The best time to document your system is while it's running. Extracting project files, mapping registers, and creating proper backups from a working HMI is straightforward work. It takes hours, not weeks. It costs a fraction of what recovery costs. If your system is running and undocumented, start with a backup — not on this page.
But if project files are already lost and the hardware has failed, this is where we come in. We recover programs from existing hardware, reverse-engineer Modbus register maps, and document what's actually running on your equipment — so you're never in this position again.
What We Offer
- Proactive documentation of working systems to avoid reverse engineering entirely
- Project file extraction and backup from operational HMI panels
- Recovering programs from failed or locked HMI panels
- Reverse-engineering Modbus register maps from undocumented systems
- Rebuilding HMI projects when original project files are lost
- Decompiling and documenting existing PLC programs where possible
- Legacy system assessment and full documentation
The Smart Path: Document It Now
If your HMI is currently working, you can avoid everything below. We connect to your running system, extract the project files, map the registers, document the screens, and hand you a complete backup package. If the hardware fails next year, recovery becomes a straightforward panel swap and program upload — instead of weeks of detective work. Get in touch to arrange a backup before it's too late.
When Prevention Wasn't an Option
There are a handful of situations where reverse engineering becomes the only path forward — because documentation was never done. The original system integrator has moved on, closed their business, or simply refuses to hand over the project files. The HMI panel has been running for years without a backup ever being taken, and now the hardware has failed. A locked PLC or panel is protecting code that nobody in your organisation knows how to access. A system was built around undocumented Modbus device registers and nobody wrote down what address maps to what.
In each of these cases, the machine is either down or at serious risk — and there's no clean path to recovery without someone willing to do the detective work.
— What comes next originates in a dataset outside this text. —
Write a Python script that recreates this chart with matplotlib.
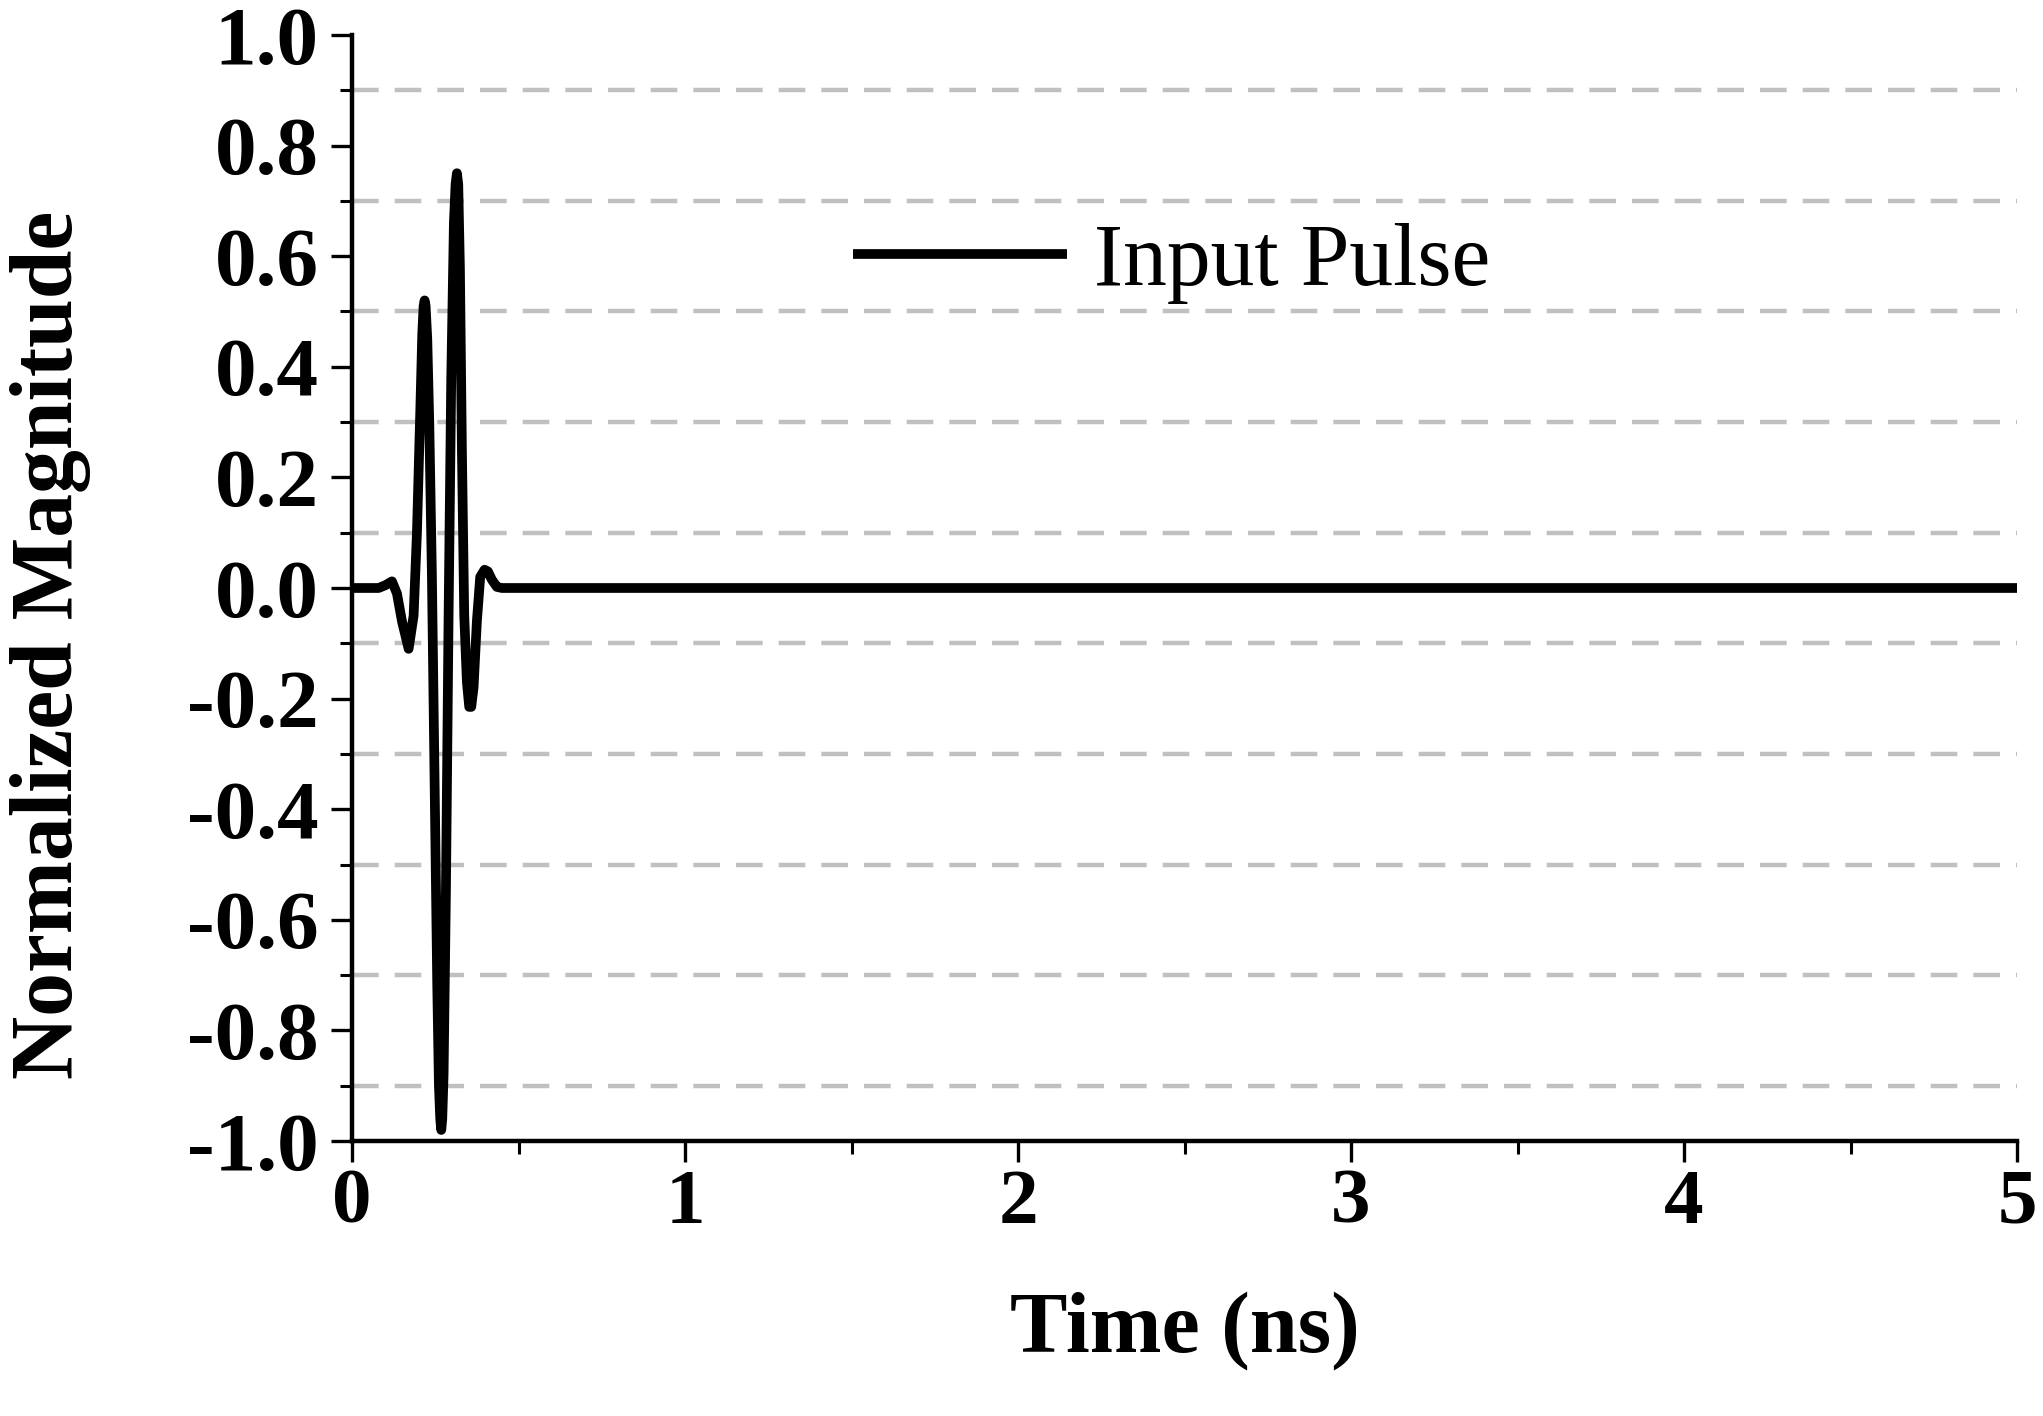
import matplotlib
matplotlib.use("Agg")
import matplotlib.pyplot as plt
from matplotlib.ticker import MultipleLocator

# values (time in ns, normalized magnitude)
time_ns = [0.00, 0.08, 0.10, 0.12, 0.135, 0.15, 0.17, 0.185, 0.195, 0.205,
           0.211, 0.215, 0.218, 0.221, 0.226, 0.232, 0.240, 0.248, 0.256,
           0.261, 0.265, 0.268, 0.271, 0.275, 0.282, 0.290, 0.298, 0.306,
           0.311, 0.315, 0.319, 0.324, 0.330, 0.337, 0.345, 0.352, 0.358,
           0.365, 0.375, 0.385, 0.398, 0.408, 0.420, 0.435, 0.450, 5.00]
magnitude = [0.0, 0.0, 0.005, 0.012, -0.01, -0.06, -0.11, -0.05, 0.10, 0.32,
             0.46, 0.51, 0.52, 0.51, 0.45, 0.30, 0.02, -0.35, -0.72,
             -0.90, -0.96, -0.98, -0.96, -0.88, -0.55, -0.05, 0.38, 0.66,
             0.73, 0.75, 0.73, 0.58, 0.25, -0.05, -0.17, -0.215, -0.215,
             -0.18, -0.06, 0.02, 0.033, 0.03, 0.015, 0.002, 0.0, 0.0]

SERIF = "Liberation Serif"

fig = plt.figure(figsize=(20.43, 14.16), dpi=100)
ax = fig.add_axes([0.1723, 0.1942, 0.815, 0.7811])

ax.plot(time_ns, magnitude, color="black", lw=7, solid_joinstyle="round",
        solid_capstyle="butt", label="Input Pulse", zorder=3)

ax.set_xlim(0, 5)
ax.set_ylim(-1.0, 1.0)
ax.xaxis.set_major_locator(MultipleLocator(1))
ax.xaxis.set_minor_locator(MultipleLocator(0.5))
ax.yaxis.set_major_locator(MultipleLocator(0.2))
ax.yaxis.set_minor_locator(MultipleLocator(0.1))

# dashed grid only on the minor y ticks
for v in [0.9, 0.7, 0.5, 0.3, 0.1, -0.1, -0.3, -0.5, -0.7, -0.9]:
    ax.axhline(v, color="#c0c0c0", lw=3.2, ls=(0, (6, 3.6)), zorder=1)

for s in ["top", "right"]:
    ax.spines[s].set_visible(False)
for s in ["left", "bottom"]:
    ax.spines[s].set_linewidth(3.2)

ax.tick_params(which="major", direction="out", length=15, width=2.4)
ax.tick_params(which="minor", direction="out", length=9, width=2.2)
ax.tick_params(axis="y", which="major", pad=9)
ax.tick_params(axis="x", which="major", pad=5)

ax.set_yticklabels([f"{v:.1f}" for v in ax.get_yticks()])
for lab in ax.get_yticklabels():
    lab.set_fontfamily(SERIF)
    lab.set_fontweight("bold")
    lab.set_fontsize(60)
for lab in ax.get_xticklabels():
    lab.set_fontfamily(SERIF)
    lab.set_fontweight("bold")
    lab.set_fontsize(57)

ax.set_xlabel("Time (ns)", fontfamily=SERIF, fontweight="bold", fontsize=62,
              va="center")
ax.xaxis.set_label_coords(0.5, -0.172)
ax.set_ylabel("Normalized Magnitude", fontfamily=SERIF, fontweight="bold",
              fontsize=63, va="center")
ax.yaxis.set_label_coords(-0.181, 0.449)

fig.legend(loc="center left", bbox_to_anchor=(853 / 2043, 1 - 263 / 1416),
           frameon=False, borderpad=0, borderaxespad=0, handlelength=2.45,
           handletextpad=0.3, prop={"family": SERIF, "size": 63})

fig.savefig("out.png", dpi=100, facecolor="white")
We interrogate existing hardware, monitor live communications, probe register ranges, and piece together what's running so we can either restore it exactly as it was or document it well enough that a proper rebuild can begin.
This work is methodical and not always quick, but it's often the difference between restarting production and writing off equipment entirely. We give you a clear picture of what you have, what it does, and what's needed to keep it — or replace it — safely.